À peine débarqués, vos vaillants bataillons, enflammés par leur chef, le général Pershing, se sont précipités au combat avec un si mâle mépris du danger, un dédain si souriant de la mort, que notre vieille expérience de cette terrible guerre était souvent tentée de leur conseiller la prudence. Ils ont apporté ici, en arrivant, tout l’enthousiasme de croisés partant pour la Terre Sainte. Ils ont le droit maintenant de contempler avec fierté l’œuvre accomplie et de se dire qu’ils y ont puissamment aidé par leur courage et leur foi.

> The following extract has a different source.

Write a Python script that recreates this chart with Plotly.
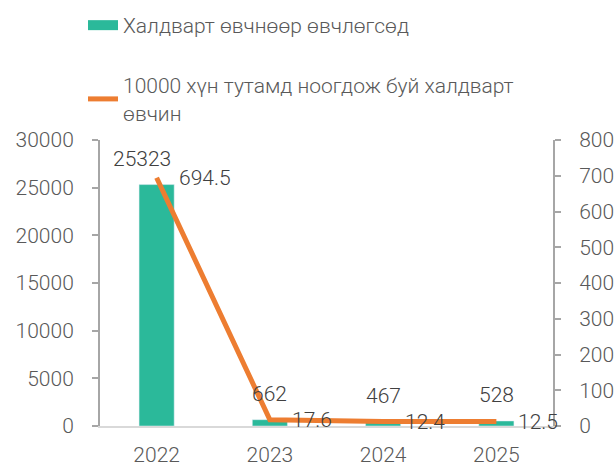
import plotly.graph_objects as go

years = [2022, 2023, 2024, 2025]
cases = [25323, 662, 467, 528]
rate = [694.5, 17.6, 12.4, 12.5]
rate_labels = ["694.5", "17.6", "12.4", "12.5"]
bar_name = "Халдварт өвчнөөр өвчлөгсөд"
line_name = "10000 хүн тутамд ноогдож буй халдварт<br>өвчин"

TEAL = "#2BB99A"
ORANGE = "#ED7D31"
GRAY = "#595959"
FONT = dict(family="Roboto", size=21, color=GRAY, weight=300)
LBLFONT = dict(family="Roboto", size=21, color="#404040", weight=300)

fig = go.Figure()
fig.add_trace(go.Bar(x=years, y=cases, marker_color=TEAL, width=0.31,
                     showlegend=False, yaxis="y"))
# legend entry for bars (wide rectangle swatch)
fig.add_trace(go.Scatter(x=[None], y=[None], mode="lines", name=bar_name,
                         line=dict(color=TEAL, width=13), legend="legend"))
fig.add_trace(go.Scatter(x=years, y=rate, mode="lines", name=line_name,
                         line=dict(color=ORANGE, width=5), yaxis="y2",
                         legend="legend2"))

for i, (yr, v) in enumerate(zip(years, cases)):
    fig.add_annotation(x=yr, y=v, xref="x", yref="y", text=str(v), showarrow=False,
                       yshift=26, xshift=-15 if i == 0 else 0, font=LBLFONT)

for yr, v, lbl in zip(years, rate, rate_labels):
    fig.add_annotation(x=yr, y=v, xref="x", yref="y2", text=lbl, showarrow=False,
                       xanchor="left", xshift=20, font=LBLFONT)

fig.update_layout(
    width=615, height=465,
    margin=dict(l=100, r=62, t=140, b=39, autoexpand=False),
    paper_bgcolor="white", plot_bgcolor="white",
    font=FONT,
    xaxis=dict(range=[2021.5, 2025.5], tickvals=years, ticktext=[str(y) for y in years],
               showgrid=False, showline=True, linecolor="#D9D9D9",
               linewidth=2, ticks="", ticklabelstandoff=9, tickfont=FONT, zeroline=False),
    yaxis=dict(range=[0, 30000], dtick=5000, tickformat="d", showgrid=False, showline=True,
               linecolor="#A6A6A6", linewidth=2, ticks="outside", ticklen=6,
               tickcolor="#A6A6A6", tickwidth=2, tickfont=FONT, ticklabelstandoff=14,
               zeroline=False),
    yaxis2=dict(range=[0, 800], dtick=100, tickformat="d", overlaying="y", side="right",
                showgrid=False, showline=True, linecolor="#A6A6A6", linewidth=2,
                ticks="outside", ticklen=6, tickcolor="#A6A6A6", tickwidth=2,
                tickfont=FONT, ticklabelstandoff=14, zeroline=False),
    legend=dict(x=83 / 615, y=1 - 5 / 465, xref="container", yref="container",
                xanchor="left", yanchor="top", font=FONT, bgcolor="rgba(0,0,0,0)"),
    legend2=dict(x=83 / 615, y=0.86, xref="container", yref="container", xanchor="left",
                 yanchor="top", font=FONT, bgcolor="rgba(0,0,0,0)"),
)

fig.write_html("out.html", config={"displayModeBar": False},
               post_script="document.body.style.margin='0';")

« Si ardents qu’ils fussent contre l’ennemi, ils ignoraient cependant, lorsqu’ils sont venus, l’énormité de ses attentats. Pour être renseignés sur les procédés de l’armée allemande, il a fallu qu’ils vissent eux-mêmes les villes systématiquement incendiées, les mines inondées, les usines réduites en poussière, les vergers dévastés, les cathédrales écrasées sous les obus et rongées par le feu, tout ce plan de guerre sauvage à la richesse nationale, à la nature et à la beauté, que l’imagination ne saurait concevoir loin des hommes et des choses qui en ont souffert et qui en portent le témoignage. Vous pourrez à votre tour, monsieur le Président, mesurer de vos yeux l’étendue de ces désastres ; et le gouvernement français vous communiquera, par surcroît, des documents authentiques où l’état-major allemand expose, avec un cynisme déconcertant, son programme de pillage et d’anéantissement industriel. Votre noble conscience prononcera sur ces forfaits.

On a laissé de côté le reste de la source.